What are social clubs? How are they different from dance clubs? Why should you bother going?
Clubbing in New York City can be exclusive, oh yes. There are so many great clubs…but it involves a lot. The dressing up, the lists, the lines, the waiting…but what about some really exclusive clubs – social clubs? Clubs where you need to be a member to get in. Clubs where you have to apply to be a member – often having to meet tough qualifying standards. Clubs where the focus is on socializing, eating good food, enjoying culture, meeting new people – versus dancing and drinking.

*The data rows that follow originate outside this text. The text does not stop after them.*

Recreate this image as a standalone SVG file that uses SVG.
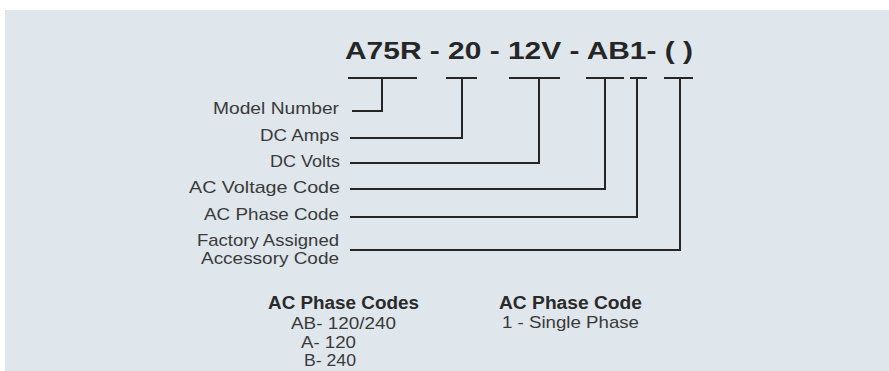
<svg xmlns="http://www.w3.org/2000/svg" width="889" height="371" viewBox="0 0 889 371">
<style>
.bg{fill:#dfe6ec}
.t{font-family:"Liberation Sans",Arial,sans-serif;fill:#3a3a3a}
.title{font-size:23px;font-weight:bold;fill:#262626}
.lbl{font-size:17px;text-anchor:end}
.hd{font-size:18px;font-weight:bold;fill:#2a2a2a}
.it{font-size:17px}
.c{fill:none;stroke:#262626;stroke-width:2;stroke-linecap:butt;stroke-linejoin:miter}
</style>
<rect x="0" y="0" width="889" height="371" fill="#ffffff"/>
<rect class="bg" x="5" y="10" width="884" height="361"/>
<g id="title">
<text class="t title" x="345" y="59" textLength="348" lengthAdjust="spacingAndGlyphs">A75R - 20 - 12V - AB1- ( )</text>
</g>
<g id="label-model"><text class="t lbl" x="339" y="114" textLength="126" lengthAdjust="spacingAndGlyphs">Model Number</text></g>
<g id="label-dcamps"><text class="t lbl" x="339" y="141" textLength="79" lengthAdjust="spacingAndGlyphs">DC Amps</text></g>
<g id="label-dcvolts"><text class="t lbl" x="340" y="167" textLength="70" lengthAdjust="spacingAndGlyphs">DC Volts</text></g>
<g id="label-acvoltage"><text class="t lbl" x="340" y="193" textLength="151" lengthAdjust="spacingAndGlyphs">AC Voltage Code</text></g>
<g id="label-acphase"><text class="t lbl" x="339" y="220" textLength="135" lengthAdjust="spacingAndGlyphs">AC Phase Code</text></g>
<g id="label-factory">
<text class="t lbl" x="339" y="246" textLength="142" lengthAdjust="spacingAndGlyphs">Factory Assigned</text>
<text class="t lbl" x="339" y="264" textLength="138" lengthAdjust="spacingAndGlyphs">Accessory Code</text>
</g>
<g id="connectors">
<line class="c" x1="348" y1="78" x2="417" y2="78"/>
<polyline class="c" points="382,78 382,111 352,111"/>
<line class="c" x1="446" y1="78" x2="477" y2="78"/>
<polyline class="c" points="462,78 462,138 350,138"/>
<line class="c" x1="509" y1="78" x2="560" y2="78"/>
<polyline class="c" points="539,78 539,163 350,163"/>
<line class="c" x1="586" y1="78" x2="624" y2="78"/>
<polyline class="c" points="605,78 605,189 350,189"/>
<line class="c" x1="630" y1="78" x2="647" y2="78"/>
<polyline class="c" points="637,78 637,217 350,217"/>
<line class="c" x1="664" y1="78" x2="693" y2="78"/>
<polyline class="c" points="680,78 680,250 350,250"/>
</g>
<g id="phase-codes">
<text class="t hd" x="268" y="309" textLength="151" lengthAdjust="spacingAndGlyphs">AC Phase Codes</text>
<text class="t it" x="291" y="329" textLength="105" lengthAdjust="spacingAndGlyphs">AB- 120/240</text>
<text class="t it" x="301" y="348" textLength="55" lengthAdjust="spacingAndGlyphs">A- 120</text>
<text class="t it" x="304" y="366" textLength="52" lengthAdjust="spacingAndGlyphs">B- 240</text>
</g>
<g id="phase-code">
<text class="t hd" x="499" y="309" textLength="143" lengthAdjust="spacingAndGlyphs">AC Phase Code</text>
<text class="t it" x="502" y="328" textLength="137" lengthAdjust="spacingAndGlyphs">1 - Single Phase</text>
</g>
</svg>
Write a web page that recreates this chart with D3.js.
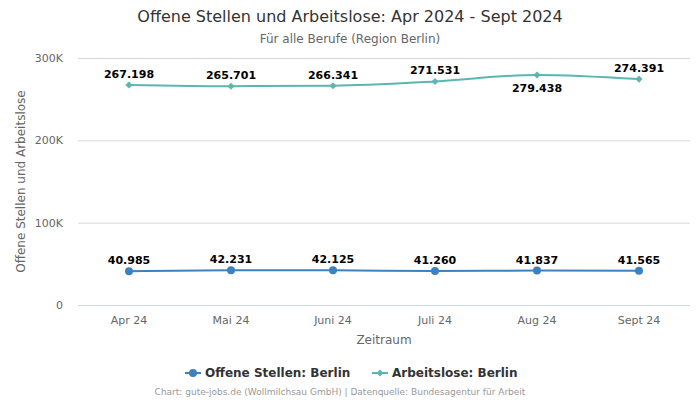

Here’s the information on the most exclusive of the best social clubs – and how you can get involved (or just envy those involved). While some of the older exclusive social clubs are all about money, we’re highlighting the ones that are also really fun.
29-35 9th Avenue
This members’ only club aims to create a community of like-minded creative individuals; more so than other social clubs, creativity is a must – it’s even in the requirements for membership. The SoHo House has hotel space, great restaurant, event space, rooftop, and club. It’s very exclusive, hard to get membership, but if you have a friend who is willing to let you in on their guest pass, you are a lucky one! Oh, and don’t take photos if you are a guest – they’re strictly forbidden. SoHo House is gorgeous, cozy, with friendly staff, and a must – if you can get an invite!
241 W 14th Street
“A home for the curious,” it’s called, and located in a gorgeous landmarked townhouse, this home is for the selection of the curious. Like most social clubs, there’s a membership process. The Norwood Club is geared towards artistic individuals, and the decorations and parties will definitely appeal to those with a creative, artistic side. The restaurant, terrace, and drinks are all lovely, but you need a membership (or a good friend with a membership) to enter. Members have access to workshops, shows, musical performances, comedy routines, great outdoor space, nice spot for brunch – and a way to be part of a great community. Members and visitors adore The Norwood alike.
47 5th Avenue
Another social club for artists, photographers, and sculptors, Samagundi Club also has the usual social club dinner, library, workshops, and pool table. But artist members have the opportunity to show their work periodically – and the club is occasionally open to the public for events.
50 Vanderbilt Avenue
Sure, you need to be a graduate of Yale (or UVA or Dartmouth), but the Yale Club has tons of amenities. Like other social clubs, they have hotels. They do have a dress code (somewhat casual), but it’s a great place to join if you are an alumni. They have great dining options, including farm-to-table and rooftop dining. There’s a library and a lounge, and lots of nice art. Unlike a lot of other social clubs, there is a gym, sauna, and squash courts. They have social events, too.
What? A food club. This club is a little different than some of the others – but still a very neat concept, so we’re sharing it with you. If you like to eat, are an adventurous foodie, and love being surprised, you’ll enjoy The Dinner Lab. Guests attend varying locations and get to share dinners with strangers – soon friends – and try amazing meals by up-and-coming chefs. Annual membership is $175 in New York, which gives members access to ticketed events.
The Grace List is an interesting idea. What if we connected lots of fun, young, single people into one social club? The mission is focused on both networking and dating, and everyone has a lot of fun. There are great trips abroad, social events in New York City, and even houses in the Hamptons and Telluride. All applicants are personally vetted by the owner, and membership dues are over $1,000 a year.
Launched by Harvard alum, Parlor claims to be influenced by three things: people, food, and technology. Parlor has great dining, event hosting privileges, visiting thought leaders, events, and really fun parties. There’s an in-person interview, and besides the $1500 annual dues, members have a quarterly beverage spend of $250.
So how do you decide which ones to get involved with?
First, what are you qualified for? If you need to be an alumni of a certain school, make a certain salary, travel a certain number of weeks per year, work in a certain industry, or have some other qualification, that will open up the options – and if you don’t, it will close them.
Next, what are your interests? Almost all social clubs focus on good food and wine as part of their social club. If you are interested especially in food, there are several social clubs focused on food. If you are an artist, or entrepreneur, or looking for a partner to date, there are groups focused on that.
All the groups have some sort of application process and/or fee. Check out the application. Talk to a few people who are members, and decide if they are the people you’d be interested in getting to know better. Would you want to introduce your friends to them? Where do you fit in?
Even if a social club is super exclusive, you want to feel at home there…or like you are aspiring to make it home!